Japan’s Algeria toll hits 10 as survivors head home
Japan’s government on Thursday confirmed a tenth victim of the Algerian hostage crisis, as friends and colleagues of those who perished paid tribute at a makeshift altar.
Japan’s government on Thursday confirmed a tenth victim of the Algerian hostage crisis, the highest death toll of any nation, as friends and colleagues of those who perished paid tribute at a makeshift altar.
The announcement came as the seven Japanese men who survived after Islamist gunmen laid siege to the desert gas plant headed home aboard a government plane that was also carrying the bodies of nine victims.

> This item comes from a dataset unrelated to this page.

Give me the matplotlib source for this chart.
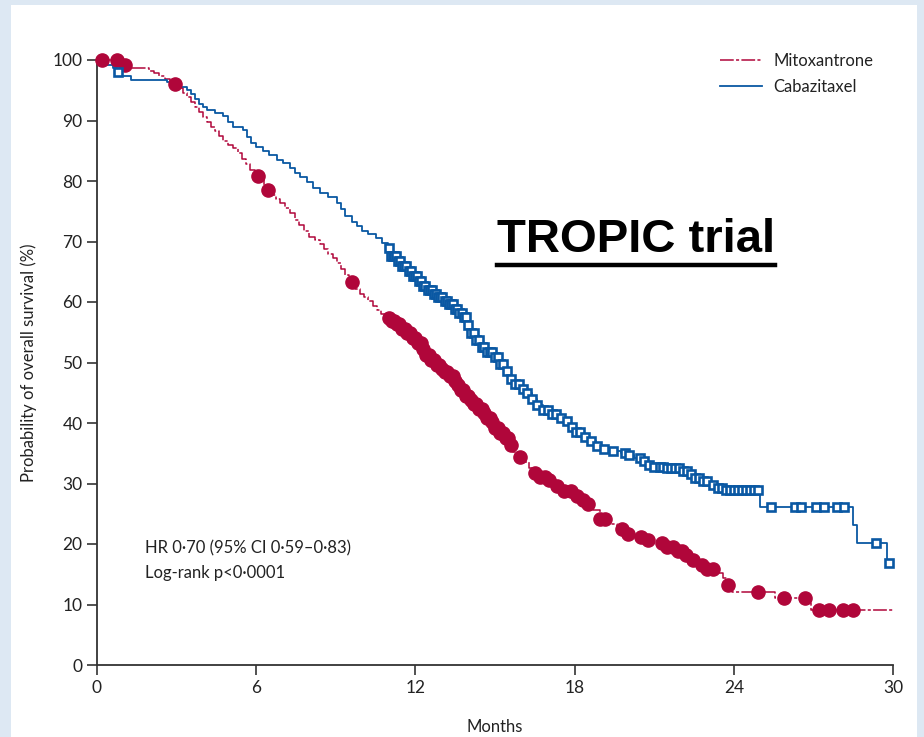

“We have now identified the final body,” Chief Cabinet Secretary Yoshihide Suga told reporters. “We have confirmed the death of a total ten people.”

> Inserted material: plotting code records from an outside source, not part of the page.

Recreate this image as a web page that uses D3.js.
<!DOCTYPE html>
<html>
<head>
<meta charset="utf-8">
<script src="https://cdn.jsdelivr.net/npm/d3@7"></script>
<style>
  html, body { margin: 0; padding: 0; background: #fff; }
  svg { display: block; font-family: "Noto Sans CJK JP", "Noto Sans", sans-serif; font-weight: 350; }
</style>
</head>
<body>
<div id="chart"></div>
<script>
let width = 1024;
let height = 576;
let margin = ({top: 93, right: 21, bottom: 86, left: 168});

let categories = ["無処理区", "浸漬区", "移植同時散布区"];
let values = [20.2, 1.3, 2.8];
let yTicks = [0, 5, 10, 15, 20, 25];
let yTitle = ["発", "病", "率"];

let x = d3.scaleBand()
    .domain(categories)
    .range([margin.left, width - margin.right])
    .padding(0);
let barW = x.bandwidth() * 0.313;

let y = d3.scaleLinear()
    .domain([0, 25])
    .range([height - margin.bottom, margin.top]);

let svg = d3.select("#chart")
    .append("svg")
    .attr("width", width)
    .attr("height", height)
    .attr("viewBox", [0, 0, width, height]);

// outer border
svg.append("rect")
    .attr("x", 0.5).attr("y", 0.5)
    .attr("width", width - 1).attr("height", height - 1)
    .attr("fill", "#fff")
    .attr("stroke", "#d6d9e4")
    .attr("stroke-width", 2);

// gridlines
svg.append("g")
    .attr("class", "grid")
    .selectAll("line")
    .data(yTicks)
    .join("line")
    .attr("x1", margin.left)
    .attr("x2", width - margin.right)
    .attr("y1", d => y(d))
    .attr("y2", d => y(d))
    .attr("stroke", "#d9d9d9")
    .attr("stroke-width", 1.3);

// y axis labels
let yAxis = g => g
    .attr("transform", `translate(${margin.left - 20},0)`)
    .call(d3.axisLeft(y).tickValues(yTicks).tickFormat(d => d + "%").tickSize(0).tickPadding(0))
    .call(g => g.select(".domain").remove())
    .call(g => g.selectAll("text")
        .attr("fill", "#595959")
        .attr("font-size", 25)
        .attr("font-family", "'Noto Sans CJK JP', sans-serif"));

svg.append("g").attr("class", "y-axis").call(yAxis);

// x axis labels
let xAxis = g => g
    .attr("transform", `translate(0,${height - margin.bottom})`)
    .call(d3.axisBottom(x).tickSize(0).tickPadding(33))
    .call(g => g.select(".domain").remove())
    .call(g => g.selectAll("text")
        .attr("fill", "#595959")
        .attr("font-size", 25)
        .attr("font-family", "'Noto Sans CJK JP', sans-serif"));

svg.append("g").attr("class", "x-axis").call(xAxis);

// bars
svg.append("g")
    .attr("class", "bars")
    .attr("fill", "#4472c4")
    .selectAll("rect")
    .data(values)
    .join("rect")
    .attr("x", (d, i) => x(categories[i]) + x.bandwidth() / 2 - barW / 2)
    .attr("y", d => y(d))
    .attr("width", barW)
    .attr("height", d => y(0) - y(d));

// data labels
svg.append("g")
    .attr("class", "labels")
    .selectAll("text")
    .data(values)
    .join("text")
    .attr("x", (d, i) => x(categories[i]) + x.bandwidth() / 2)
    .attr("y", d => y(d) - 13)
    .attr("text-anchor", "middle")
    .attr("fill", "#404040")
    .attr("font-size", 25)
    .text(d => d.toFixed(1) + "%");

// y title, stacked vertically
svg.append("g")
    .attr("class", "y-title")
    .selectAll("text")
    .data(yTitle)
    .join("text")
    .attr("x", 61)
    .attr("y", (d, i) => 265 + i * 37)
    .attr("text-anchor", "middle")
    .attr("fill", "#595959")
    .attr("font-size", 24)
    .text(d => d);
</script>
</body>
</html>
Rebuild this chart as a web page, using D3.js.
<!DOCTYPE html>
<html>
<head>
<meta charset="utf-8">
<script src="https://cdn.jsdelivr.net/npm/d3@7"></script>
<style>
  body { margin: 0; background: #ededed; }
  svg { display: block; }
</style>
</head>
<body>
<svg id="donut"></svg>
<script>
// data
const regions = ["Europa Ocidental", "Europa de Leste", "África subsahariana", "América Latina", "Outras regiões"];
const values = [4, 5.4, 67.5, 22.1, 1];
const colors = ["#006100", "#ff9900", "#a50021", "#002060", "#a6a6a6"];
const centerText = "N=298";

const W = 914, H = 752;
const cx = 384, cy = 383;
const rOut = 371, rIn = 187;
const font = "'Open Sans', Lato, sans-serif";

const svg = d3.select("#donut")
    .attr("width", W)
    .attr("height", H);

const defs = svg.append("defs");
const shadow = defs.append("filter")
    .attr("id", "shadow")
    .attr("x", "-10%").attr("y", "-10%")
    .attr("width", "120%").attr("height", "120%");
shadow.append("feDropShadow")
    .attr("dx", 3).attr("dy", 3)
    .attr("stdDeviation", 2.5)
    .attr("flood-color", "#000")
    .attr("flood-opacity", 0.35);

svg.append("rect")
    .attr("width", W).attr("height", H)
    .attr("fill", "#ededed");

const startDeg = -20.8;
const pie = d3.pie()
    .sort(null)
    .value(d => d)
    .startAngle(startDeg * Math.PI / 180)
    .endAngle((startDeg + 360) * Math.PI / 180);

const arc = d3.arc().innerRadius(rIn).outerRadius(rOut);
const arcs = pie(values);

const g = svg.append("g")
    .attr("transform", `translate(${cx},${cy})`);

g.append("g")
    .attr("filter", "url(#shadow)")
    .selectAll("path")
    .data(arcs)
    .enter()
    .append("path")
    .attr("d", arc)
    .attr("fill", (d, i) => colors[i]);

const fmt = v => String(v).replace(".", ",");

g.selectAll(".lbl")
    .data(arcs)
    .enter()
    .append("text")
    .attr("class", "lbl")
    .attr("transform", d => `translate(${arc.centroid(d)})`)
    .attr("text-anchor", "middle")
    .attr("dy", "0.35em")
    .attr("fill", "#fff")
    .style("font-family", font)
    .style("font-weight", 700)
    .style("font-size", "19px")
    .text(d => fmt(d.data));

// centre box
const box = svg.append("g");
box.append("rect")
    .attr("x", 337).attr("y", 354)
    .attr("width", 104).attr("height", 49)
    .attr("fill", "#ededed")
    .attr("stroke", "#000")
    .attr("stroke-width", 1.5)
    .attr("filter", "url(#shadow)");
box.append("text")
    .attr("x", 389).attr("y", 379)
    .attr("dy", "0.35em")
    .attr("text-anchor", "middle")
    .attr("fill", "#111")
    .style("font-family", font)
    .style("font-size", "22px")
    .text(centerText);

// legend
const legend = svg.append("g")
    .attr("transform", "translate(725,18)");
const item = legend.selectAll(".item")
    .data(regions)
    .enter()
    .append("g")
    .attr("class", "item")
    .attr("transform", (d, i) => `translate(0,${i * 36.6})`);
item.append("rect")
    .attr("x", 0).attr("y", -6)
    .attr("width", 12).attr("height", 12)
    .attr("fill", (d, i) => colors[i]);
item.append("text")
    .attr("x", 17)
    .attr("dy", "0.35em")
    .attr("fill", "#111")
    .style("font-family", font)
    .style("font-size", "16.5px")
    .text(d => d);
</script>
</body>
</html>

“The government for its part wishes to express its heartfelt condolences to the bereaved families,” said Suga.
Japan’s body count of 10 is the highest of any nation whose citizens were caught up in the crisis in the Sahara and an unusual taste of Jihadist anger for a country that has remained far from US-led wars in the Muslim world.
At the headquarters of plant-builder JGC Corporation, which employed – directly or indirectly – all Japanese at the complex, mourners dressed in black solemnly bowed to a Buddhist cenotaph, urging departed souls to find peace.
An elegantly handwritten prayer for those who lost their lives was inscribed on the wooden tablet, around which lay bouquets of white flowers.